**Task to carry out:** Your task is to transcribe all of the data below exactly, omitting the images.

**Supplied data:**
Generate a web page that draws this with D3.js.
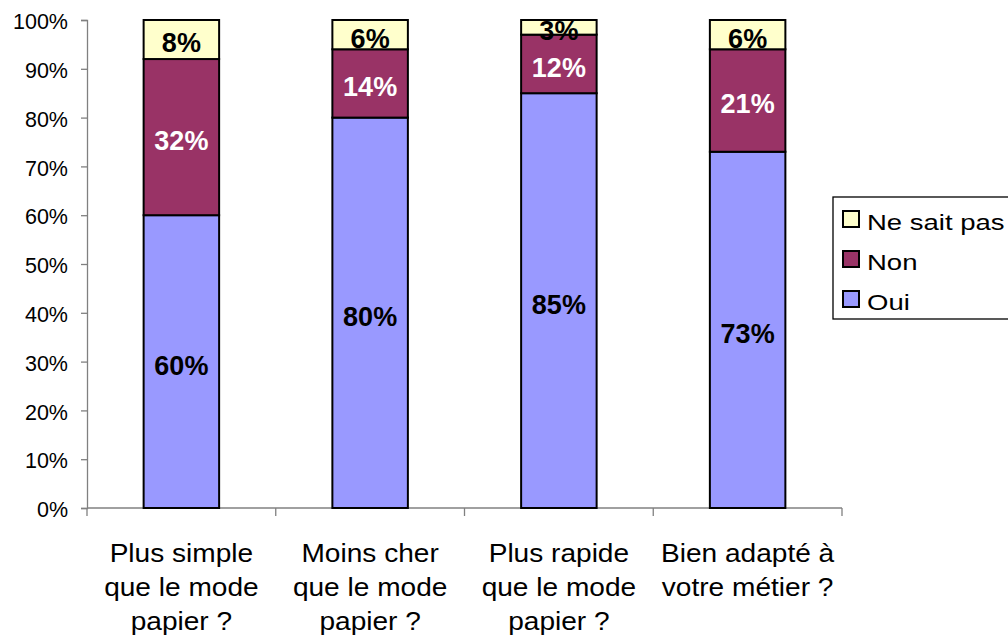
<!DOCTYPE html>
<html>
<head>
<meta charset="utf-8">
<script src="https://cdn.jsdelivr.net/npm/d3@7"></script>
<style>
  body { margin: 0; background: #fff; }
  svg { font-family: "Liberation Sans", Arial, sans-serif; }
</style>
</head>
<body>
<script>
// data
var categories = [
  ["Plus simple", "que le mode", "papier ?"],
  ["Moins cher", "que le mode", "papier ?"],
  ["Plus rapide", "que le mode", "papier ?"],
  ["Bien adapté à", "votre métier ?"]
];
var oui = [60, 80, 85, 73];
var non = [32, 14, 12, 21];
var nsp = [8, 6, 3, 6];
var seriesNames = ["Oui", "Non", "Ne sait pas"];
var yTicks = [0, 10, 20, 30, 40, 50, 60, 70, 80, 90, 100];

var w = 1008, h = 636;
var margin = {top: 20, left: 87, right: 166, bottom: 128};
var width = w - margin.left - margin.right,
    height = h - margin.top - margin.bottom;

var colors = {"Oui": "#9999ff", "Non": "#993366", "Ne sait pas": "#ffffcc"};
var labelColors = {"Oui": "#000", "Non": "#fff", "Ne sait pas": "#000"};
var axisColor = "#808080";

var svg = d3.select("body").append("svg")
    .attr("width", w)
    .attr("height", h)
  .append("g")
    .attr("transform", "translate(" + margin.left + "," + margin.top + ")");

var xScale = d3.scaleBand()
    .domain(d3.range(categories.length))
    .range([0, width])
    .padding(0);
var yScale = d3.scaleLinear()
    .domain([0, 100])
    .range([height, 0]);

var barW = xScale.bandwidth() * 0.4;

// stack
var rows = oui.map(function(d, i) {
  return {idx: i, "Oui": oui[i], "Non": non[i], "Ne sait pas": nsp[i]};
});
var stack = d3.stack().keys(seriesNames)(rows);

// y axis
var yAxis = svg.append("g")
    .attr("class", "axis-y")
    .call(d3.axisLeft(yScale).tickValues(yTicks).tickSize(6).tickPadding(13)
      .tickFormat(function(d) { return d + "%"; }));
yAxis.select(".domain").attr("stroke", axisColor).attr("stroke-width", 1.3);
yAxis.selectAll(".tick line").attr("stroke", axisColor).attr("stroke-width", 1.3);
yAxis.selectAll(".tick text")
    .attr("font-size", "21.5px")
    .attr("dy", "0.4em")
    .attr("fill", "#000")
    .style("font-family", "'Liberation Sans', Arial, sans-serif");

// x axis
var xAxis = svg.append("g")
    .attr("transform", "translate(0," + height + ")");
xAxis.append("line")
    .attr("x1", 0).attr("x2", width)
    .attr("stroke", axisColor).attr("stroke-width", 1.3);
xAxis.selectAll(".xtick")
    .data(d3.range(categories.length + 1))
  .enter().append("line")
    .attr("x1", function(d) { return d < categories.length ? xScale(d) : width; })
    .attr("x2", function(d) { return d < categories.length ? xScale(d) : width; })
    .attr("y1", 0).attr("y2", 8)
    .attr("stroke", axisColor).attr("stroke-width", 1.3);

xAxis.selectAll(".xlabel")
    .data(categories)
  .enter().append("text")
    .attr("text-anchor", "middle")
    .attr("font-size", "26px")
    .attr("fill", "#000")
    .attr("transform", function(d, i) {
      return "translate(" + (xScale(i) + xScale.bandwidth() / 2) + ",54) scale(1.08,1)";
    })
  .selectAll("tspan")
    .data(function(d) { return d; })
  .enter().append("tspan")
    .attr("x", 0)
    .attr("y", function(d, j) { return j * 34; })
    .text(function(d) { return d; });

// bars
var layer = svg.selectAll(".layer")
    .data(stack)
  .enter().append("g")
    .attr("class", "layer")
    .attr("fill", function(d) { return colors[d.key]; });

layer.selectAll("rect")
    .data(function(d) { return d; })
  .enter().append("rect")
    .attr("x", function(d) { return xScale(d.data.idx) + (xScale.bandwidth() - barW) / 2; })
    .attr("y", function(d) { return yScale(d[1]); })
    .attr("width", barW)
    .attr("height", function(d) { return yScale(d[0]) - yScale(d[1]); })
    .attr("stroke", "#000")
    .attr("stroke-width", 2);

// labels
stack.forEach(function(s) {
  svg.selectAll(".lbl-" + s.index)
      .data(s)
    .enter().append("text")
      .attr("x", function(d) { return xScale(d.data.idx) + xScale.bandwidth() / 2; })
      .attr("y", function(d) { return yScale((d[0] + d[1]) / 2); })
      .attr("dy", "0.48em")
      .attr("text-anchor", "middle")
      .attr("font-size", "27px")
      .attr("font-weight", "bold")
      .attr("fill", labelColors[s.key])
      .text(function(d) { return (d[1] - d[0]) + "%"; });
});

// legend
var legend = svg.append("g")
    .attr("transform", "translate(" + (width - 9) + ",177)");
legend.append("rect")
    .attr("x", 0).attr("y", 0)
    .attr("width", 200).attr("height", 122)
    .attr("fill", "#fff")
    .attr("stroke", "#000")
    .attr("stroke-width", 1.3);

var legendItems = seriesNames.slice().reverse();
var li = legend.selectAll(".legend")
    .data(legendItems)
  .enter().append("g")
    .attr("transform", function(d, i) { return "translate(10," + (25 + i * 40) + ")"; });
li.append("rect")
    .attr("x", 0).attr("y", -11)
    .attr("width", 16).attr("height", 16)
    .attr("fill", function(d) { return colors[d]; })
    .attr("stroke", "#000")
    .attr("stroke-width", 2);
li.append("text")
    .attr("transform", "translate(24,0) scale(1.25,1)")
    .attr("dy", "0.36em")
    .attr("font-size", "22px")
    .attr("fill", "#000")
    .text(function(d) { return d; });
</script>
</body>
</html>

**Result:**
Generate a web page that draws this with D3.js.
<!DOCTYPE html>
<html>
<head>
<meta charset="utf-8">
<script src="https://cdn.jsdelivr.net/npm/d3@7"></script>
<style>
  body { margin: 0; background: #fff; }
  svg { font-family: "Liberation Sans", Arial, sans-serif; }
</style>
</head>
<body>
<script>
// data
var categories = [
  ["Plus simple", "que le mode", "papier ?"],
  ["Moins cher", "que le mode", "papier ?"],
  ["Plus rapide", "que le mode", "papier ?"],
  ["Bien adapté à", "votre métier ?"]
];
var oui = [60, 80, 85, 73];
var non = [32, 14, 12, 21];
var nsp = [8, 6, 3, 6];
var seriesNames = ["Oui", "Non", "Ne sait pas"];
var yTicks = [0, 10, 20, 30, 40, 50, 60, 70, 80, 90, 100];

var w = 1008, h = 636;
var margin = {top: 20, left: 87, right: 166, bottom: 128};
var width = w - margin.left - margin.right,
    height = h - margin.top - margin.bottom;

var colors = {"Oui": "#9999ff", "Non": "#993366", "Ne sait pas": "#ffffcc"};
var labelColors = {"Oui": "#000", "Non": "#fff", "Ne sait pas": "#000"};
var axisColor = "#808080";

var svg = d3.select("body").append("svg")
    .attr("width", w)
    .attr("height", h)
  .append("g")
    .attr("transform", "translate(" + margin.left + "," + margin.top + ")");

var xScale = d3.scaleBand()
    .domain(d3.range(categories.length))
    .range([0, width])
    .padding(0);
var yScale = d3.scaleLinear()
    .domain([0, 100])
    .range([height, 0]);

var barW = xScale.bandwidth() * 0.4;

// stack
var rows = oui.map(function(d, i) {
  return {idx: i, "Oui": oui[i], "Non": non[i], "Ne sait pas": nsp[i]};
});
var stack = d3.stack().keys(seriesNames)(rows);

// y axis
var yAxis = svg.append("g")
    .attr("class", "axis-y")
    .call(d3.axisLeft(yScale).tickValues(yTicks).tickSize(6).tickPadding(13)
      .tickFormat(function(d) { return d + "%"; }));
yAxis.select(".domain").attr("stroke", axisColor).attr("stroke-width", 1.3);
yAxis.selectAll(".tick line").attr("stroke", axisColor).attr("stroke-width", 1.3);
yAxis.selectAll(".tick text")
    .attr("font-size", "21.5px")
    .attr("dy", "0.4em")
    .attr("fill", "#000")
    .style("font-family", "'Liberation Sans', Arial, sans-serif");

// x axis
var xAxis = svg.append("g")
    .attr("transform", "translate(0," + height + ")");
xAxis.append("line")
    .attr("x1", 0).attr("x2", width)
    .attr("stroke", axisColor).attr("stroke-width", 1.3);
xAxis.selectAll(".xtick")
    .data(d3.range(categories.length + 1))
  .enter().append("line")
    .attr("x1", function(d) { return d < categories.length ? xScale(d) : width; })
    .attr("x2", function(d) { return d < categories.length ? xScale(d) : width; })
    .attr("y1", 0).attr("y2", 8)
    .attr("stroke", axisColor).attr("stroke-width", 1.3);

xAxis.selectAll(".xlabel")
    .data(categories)
  .enter().append("text")
    .attr("text-anchor", "middle")
    .attr("font-size", "26px")
    .attr("fill", "#000")
    .attr("transform", function(d, i) {
      return "translate(" + (xScale(i) + xScale.bandwidth() / 2) + ",54) scale(1.08,1)";
    })
  .selectAll("tspan")
    .data(function(d) { return d; })
  .enter().append("tspan")
    .attr("x", 0)
    .attr("y", function(d, j) { return j * 34; })
    .text(function(d) { return d; });

// bars
var layer = svg.selectAll(".layer")
    .data(stack)
  .enter().append("g")
    .attr("class", "layer")
    .attr("fill", function(d) { return colors[d.key]; });

layer.selectAll("rect")
    .data(function(d) { return d; })
  .enter().append("rect")
    .attr("x", function(d) { return xScale(d.data.idx) + (xScale.bandwidth() - barW) / 2; })
    .attr("y", function(d) { return yScale(d[1]); })
    .attr("width", barW)
    .attr("height", function(d) { return yScale(d[0]) - yScale(d[1]); })
    .attr("stroke", "#000")
    .attr("stroke-width", 2);

// labels
stack.forEach(function(s) {
  svg.selectAll(".lbl-" + s.index)
      .data(s)
    .enter().append("text")
      .attr("x", function(d) { return xScale(d.data.idx) + xScale.bandwidth() / 2; })
      .attr("y", function(d) { return yScale((d[0] + d[1]) / 2); })
      .attr("dy", "0.48em")
      .attr("text-anchor", "middle")
      .attr("font-size", "27px")
      .attr("font-weight", "bold")
      .attr("fill", labelColors[s.key])
      .text(function(d) { return (d[1] - d[0]) + "%"; });
});

// legend
var legend = svg.append("g")
    .attr("transform", "translate(" + (width - 9) + ",177)");
legend.append("rect")
    .attr("x", 0).attr("y", 0)
    .attr("width", 200).attr("height", 122)
    .attr("fill", "#fff")
    .attr("stroke", "#000")
    .attr("stroke-width", 1.3);

var legendItems = seriesNames.slice().reverse();
var li = legend.selectAll(".legend")
    .data(legendItems)
  .enter().append("g")
    .attr("transform", function(d, i) { return "translate(10," + (25 + i * 40) + ")"; });
li.append("rect")
    .attr("x", 0).attr("y", -11)
    .attr("width", 16).attr("height", 16)
    .attr("fill", function(d) { return colors[d]; })
    .attr("stroke", "#000")
    .attr("stroke-width", 2);
li.append("text")
    .attr("transform", "translate(24,0) scale(1.25,1)")
    .attr("dy", "0.36em")
    .attr("font-size", "22px")
    .attr("fill", "#000")
    .text(function(d) { return d; });
</script>
</body>
</html>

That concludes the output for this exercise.